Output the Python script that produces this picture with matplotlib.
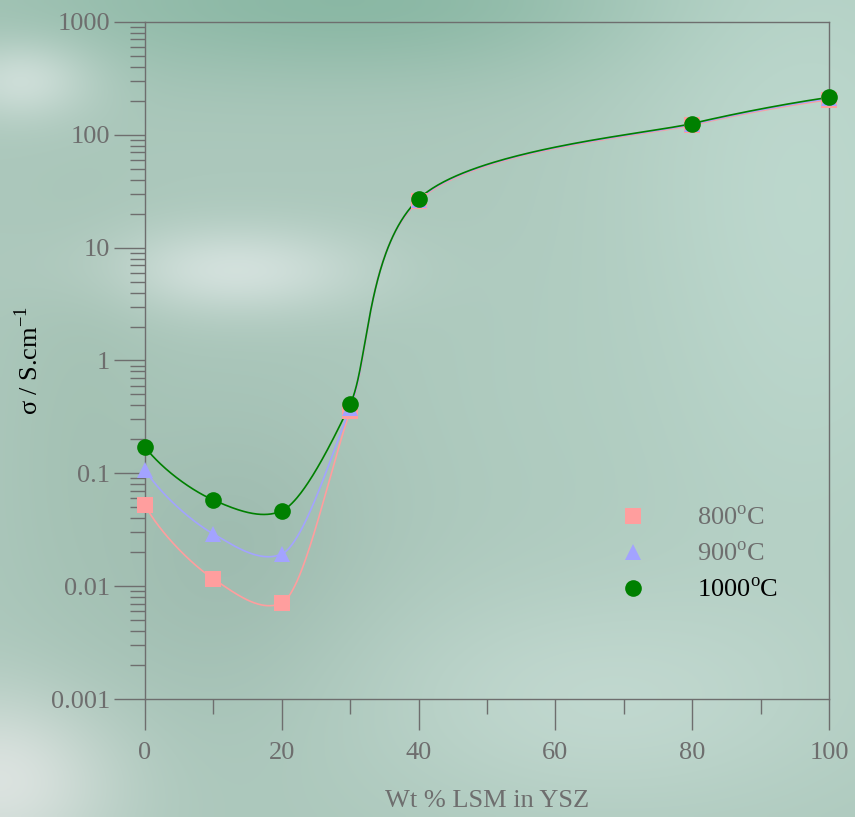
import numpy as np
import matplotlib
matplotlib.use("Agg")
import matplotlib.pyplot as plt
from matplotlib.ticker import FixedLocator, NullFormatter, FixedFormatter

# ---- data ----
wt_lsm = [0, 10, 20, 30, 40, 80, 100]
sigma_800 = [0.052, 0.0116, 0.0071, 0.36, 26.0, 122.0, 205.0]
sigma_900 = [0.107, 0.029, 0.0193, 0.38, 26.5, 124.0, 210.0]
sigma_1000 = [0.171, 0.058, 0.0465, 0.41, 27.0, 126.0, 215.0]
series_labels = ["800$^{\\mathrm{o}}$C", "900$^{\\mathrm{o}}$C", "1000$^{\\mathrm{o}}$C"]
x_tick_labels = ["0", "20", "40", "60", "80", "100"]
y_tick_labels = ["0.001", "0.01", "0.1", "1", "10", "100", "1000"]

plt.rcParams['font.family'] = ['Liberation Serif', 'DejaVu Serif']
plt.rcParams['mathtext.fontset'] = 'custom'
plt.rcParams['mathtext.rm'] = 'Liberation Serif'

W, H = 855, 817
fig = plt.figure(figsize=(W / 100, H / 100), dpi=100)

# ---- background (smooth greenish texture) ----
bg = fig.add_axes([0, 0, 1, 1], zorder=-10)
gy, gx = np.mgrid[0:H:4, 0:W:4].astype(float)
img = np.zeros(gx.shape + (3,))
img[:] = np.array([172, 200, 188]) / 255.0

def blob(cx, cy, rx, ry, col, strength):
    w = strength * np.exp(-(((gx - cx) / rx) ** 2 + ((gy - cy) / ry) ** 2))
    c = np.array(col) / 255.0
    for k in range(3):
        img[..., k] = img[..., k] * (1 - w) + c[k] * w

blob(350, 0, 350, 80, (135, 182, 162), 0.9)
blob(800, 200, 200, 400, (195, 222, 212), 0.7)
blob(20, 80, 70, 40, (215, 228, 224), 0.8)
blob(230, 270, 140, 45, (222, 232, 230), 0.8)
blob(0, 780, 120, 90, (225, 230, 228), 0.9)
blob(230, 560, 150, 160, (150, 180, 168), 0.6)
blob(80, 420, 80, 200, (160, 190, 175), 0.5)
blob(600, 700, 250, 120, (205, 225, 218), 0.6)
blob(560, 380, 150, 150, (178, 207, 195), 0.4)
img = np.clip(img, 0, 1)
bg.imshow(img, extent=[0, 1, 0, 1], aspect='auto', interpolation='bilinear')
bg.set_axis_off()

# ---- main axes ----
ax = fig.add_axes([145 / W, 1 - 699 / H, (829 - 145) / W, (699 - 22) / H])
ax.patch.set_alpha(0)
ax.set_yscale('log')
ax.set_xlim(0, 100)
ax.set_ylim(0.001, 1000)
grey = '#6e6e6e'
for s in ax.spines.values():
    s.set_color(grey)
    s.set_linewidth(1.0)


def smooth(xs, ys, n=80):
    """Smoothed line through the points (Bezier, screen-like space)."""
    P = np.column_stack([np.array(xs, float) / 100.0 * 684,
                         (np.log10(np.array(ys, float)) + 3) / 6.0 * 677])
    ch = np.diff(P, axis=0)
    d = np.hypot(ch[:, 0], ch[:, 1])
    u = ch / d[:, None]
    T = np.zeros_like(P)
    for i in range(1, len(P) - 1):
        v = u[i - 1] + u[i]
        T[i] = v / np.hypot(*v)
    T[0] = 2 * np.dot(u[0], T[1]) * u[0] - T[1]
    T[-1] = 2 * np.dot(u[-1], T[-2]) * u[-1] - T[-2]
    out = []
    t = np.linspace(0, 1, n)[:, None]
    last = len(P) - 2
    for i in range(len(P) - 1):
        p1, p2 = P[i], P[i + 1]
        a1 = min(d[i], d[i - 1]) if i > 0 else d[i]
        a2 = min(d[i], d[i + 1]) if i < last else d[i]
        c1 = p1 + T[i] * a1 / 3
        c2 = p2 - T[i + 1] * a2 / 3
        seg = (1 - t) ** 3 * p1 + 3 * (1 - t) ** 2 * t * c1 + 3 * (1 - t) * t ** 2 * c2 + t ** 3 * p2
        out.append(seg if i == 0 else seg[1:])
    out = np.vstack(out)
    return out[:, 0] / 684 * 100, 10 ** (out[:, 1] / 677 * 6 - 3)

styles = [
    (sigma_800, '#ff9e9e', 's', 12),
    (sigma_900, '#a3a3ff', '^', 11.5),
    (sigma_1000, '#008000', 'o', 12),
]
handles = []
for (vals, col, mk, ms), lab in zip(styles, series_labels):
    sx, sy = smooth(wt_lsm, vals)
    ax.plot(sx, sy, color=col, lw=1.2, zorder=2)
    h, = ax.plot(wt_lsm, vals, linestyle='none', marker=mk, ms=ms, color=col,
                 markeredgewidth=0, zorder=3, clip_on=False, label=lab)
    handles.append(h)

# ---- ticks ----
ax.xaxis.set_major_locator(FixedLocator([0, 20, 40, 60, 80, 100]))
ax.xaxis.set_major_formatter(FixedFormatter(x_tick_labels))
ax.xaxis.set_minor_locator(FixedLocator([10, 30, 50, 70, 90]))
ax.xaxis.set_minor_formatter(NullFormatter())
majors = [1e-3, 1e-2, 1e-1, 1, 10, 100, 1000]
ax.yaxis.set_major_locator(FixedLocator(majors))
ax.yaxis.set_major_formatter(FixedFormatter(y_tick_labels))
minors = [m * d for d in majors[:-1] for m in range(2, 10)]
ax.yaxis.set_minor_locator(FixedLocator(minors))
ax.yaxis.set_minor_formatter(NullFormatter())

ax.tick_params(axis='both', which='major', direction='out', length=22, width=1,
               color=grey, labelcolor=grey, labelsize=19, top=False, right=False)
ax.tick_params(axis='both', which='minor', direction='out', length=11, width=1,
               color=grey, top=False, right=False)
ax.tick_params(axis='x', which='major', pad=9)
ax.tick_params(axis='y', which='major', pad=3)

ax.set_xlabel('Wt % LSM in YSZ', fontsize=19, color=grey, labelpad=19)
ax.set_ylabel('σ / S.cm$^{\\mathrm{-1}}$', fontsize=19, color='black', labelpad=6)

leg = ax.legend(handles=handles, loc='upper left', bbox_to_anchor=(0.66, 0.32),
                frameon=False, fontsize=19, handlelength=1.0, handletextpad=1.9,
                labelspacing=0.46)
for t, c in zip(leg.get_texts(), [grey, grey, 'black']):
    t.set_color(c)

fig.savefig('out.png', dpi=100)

------------

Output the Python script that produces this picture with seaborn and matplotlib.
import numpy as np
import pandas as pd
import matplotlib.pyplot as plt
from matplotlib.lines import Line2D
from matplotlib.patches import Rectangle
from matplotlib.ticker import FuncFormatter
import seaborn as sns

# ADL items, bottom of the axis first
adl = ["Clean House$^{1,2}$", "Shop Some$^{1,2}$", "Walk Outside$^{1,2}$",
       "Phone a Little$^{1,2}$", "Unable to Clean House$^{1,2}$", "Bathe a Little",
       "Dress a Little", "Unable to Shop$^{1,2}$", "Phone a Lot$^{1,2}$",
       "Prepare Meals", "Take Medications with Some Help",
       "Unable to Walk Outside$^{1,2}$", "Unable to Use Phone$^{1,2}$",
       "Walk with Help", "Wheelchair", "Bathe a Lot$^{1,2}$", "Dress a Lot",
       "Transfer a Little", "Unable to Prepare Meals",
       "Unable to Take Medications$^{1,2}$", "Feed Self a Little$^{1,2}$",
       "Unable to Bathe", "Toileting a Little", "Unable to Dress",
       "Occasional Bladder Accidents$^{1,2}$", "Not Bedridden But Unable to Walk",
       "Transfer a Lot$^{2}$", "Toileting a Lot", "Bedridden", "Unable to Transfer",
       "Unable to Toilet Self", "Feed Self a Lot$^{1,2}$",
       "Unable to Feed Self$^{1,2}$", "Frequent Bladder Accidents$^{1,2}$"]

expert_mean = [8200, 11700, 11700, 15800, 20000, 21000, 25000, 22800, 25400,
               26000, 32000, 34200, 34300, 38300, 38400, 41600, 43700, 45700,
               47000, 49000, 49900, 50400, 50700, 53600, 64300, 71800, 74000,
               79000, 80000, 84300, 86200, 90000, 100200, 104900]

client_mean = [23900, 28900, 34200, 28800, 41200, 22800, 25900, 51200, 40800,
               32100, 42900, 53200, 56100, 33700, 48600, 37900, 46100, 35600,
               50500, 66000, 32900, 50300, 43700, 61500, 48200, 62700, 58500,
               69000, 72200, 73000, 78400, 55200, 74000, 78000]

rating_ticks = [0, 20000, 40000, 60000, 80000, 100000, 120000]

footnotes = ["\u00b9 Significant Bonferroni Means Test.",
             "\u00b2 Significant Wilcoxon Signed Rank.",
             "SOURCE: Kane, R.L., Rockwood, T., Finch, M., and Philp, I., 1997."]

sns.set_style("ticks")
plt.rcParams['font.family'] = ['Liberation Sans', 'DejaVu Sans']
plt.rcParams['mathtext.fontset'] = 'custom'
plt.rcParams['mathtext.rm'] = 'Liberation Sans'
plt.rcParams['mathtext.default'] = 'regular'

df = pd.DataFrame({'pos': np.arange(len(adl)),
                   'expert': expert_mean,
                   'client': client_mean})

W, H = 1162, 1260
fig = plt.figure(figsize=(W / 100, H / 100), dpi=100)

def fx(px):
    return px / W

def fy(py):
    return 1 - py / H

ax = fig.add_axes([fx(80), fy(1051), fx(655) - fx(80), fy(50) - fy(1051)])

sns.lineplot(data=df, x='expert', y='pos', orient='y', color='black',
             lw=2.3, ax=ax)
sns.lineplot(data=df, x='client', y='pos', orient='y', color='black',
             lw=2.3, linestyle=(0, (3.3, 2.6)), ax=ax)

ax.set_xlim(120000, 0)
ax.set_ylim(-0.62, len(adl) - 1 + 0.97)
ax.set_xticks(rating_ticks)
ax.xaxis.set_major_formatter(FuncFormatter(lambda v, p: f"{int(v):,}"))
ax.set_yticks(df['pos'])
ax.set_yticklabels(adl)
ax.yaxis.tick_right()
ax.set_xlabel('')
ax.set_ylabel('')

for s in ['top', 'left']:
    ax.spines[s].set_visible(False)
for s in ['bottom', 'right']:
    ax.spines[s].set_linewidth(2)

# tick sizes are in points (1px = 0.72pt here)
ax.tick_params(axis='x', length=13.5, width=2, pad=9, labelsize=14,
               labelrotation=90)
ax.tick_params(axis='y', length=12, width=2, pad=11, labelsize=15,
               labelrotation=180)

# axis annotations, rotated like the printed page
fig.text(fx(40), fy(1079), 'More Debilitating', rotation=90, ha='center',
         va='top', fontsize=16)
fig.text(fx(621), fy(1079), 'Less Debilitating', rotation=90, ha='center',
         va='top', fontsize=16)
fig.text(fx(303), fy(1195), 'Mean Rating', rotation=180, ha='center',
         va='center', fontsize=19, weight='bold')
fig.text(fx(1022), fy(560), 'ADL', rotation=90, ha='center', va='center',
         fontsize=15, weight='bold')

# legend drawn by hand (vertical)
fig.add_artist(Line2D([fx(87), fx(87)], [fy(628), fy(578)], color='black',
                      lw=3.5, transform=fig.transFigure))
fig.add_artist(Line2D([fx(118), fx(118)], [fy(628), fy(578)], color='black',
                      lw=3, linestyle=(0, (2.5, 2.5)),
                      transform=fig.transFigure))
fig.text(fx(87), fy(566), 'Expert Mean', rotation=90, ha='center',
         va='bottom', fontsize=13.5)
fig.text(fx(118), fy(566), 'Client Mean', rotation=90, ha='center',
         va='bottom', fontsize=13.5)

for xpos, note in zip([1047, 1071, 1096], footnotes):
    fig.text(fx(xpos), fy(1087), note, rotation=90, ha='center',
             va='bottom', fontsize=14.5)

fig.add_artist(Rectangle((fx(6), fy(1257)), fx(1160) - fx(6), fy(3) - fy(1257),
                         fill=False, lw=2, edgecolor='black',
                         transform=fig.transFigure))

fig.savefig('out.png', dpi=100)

------------

→ Given task
Look above for the line with "picture with matplotlib." and the line with "FixedLocator, NullFormatter, FixedFormatter", then copy exactly the lines from the first through the second, both kept, with no pictures.

→ Exercise response
Output the Python script that produces this picture with matplotlib.
import numpy as np
import matplotlib
matplotlib.use("Agg")
import matplotlib.pyplot as plt
from matplotlib.ticker import FixedLocator, NullFormatter, FixedFormatter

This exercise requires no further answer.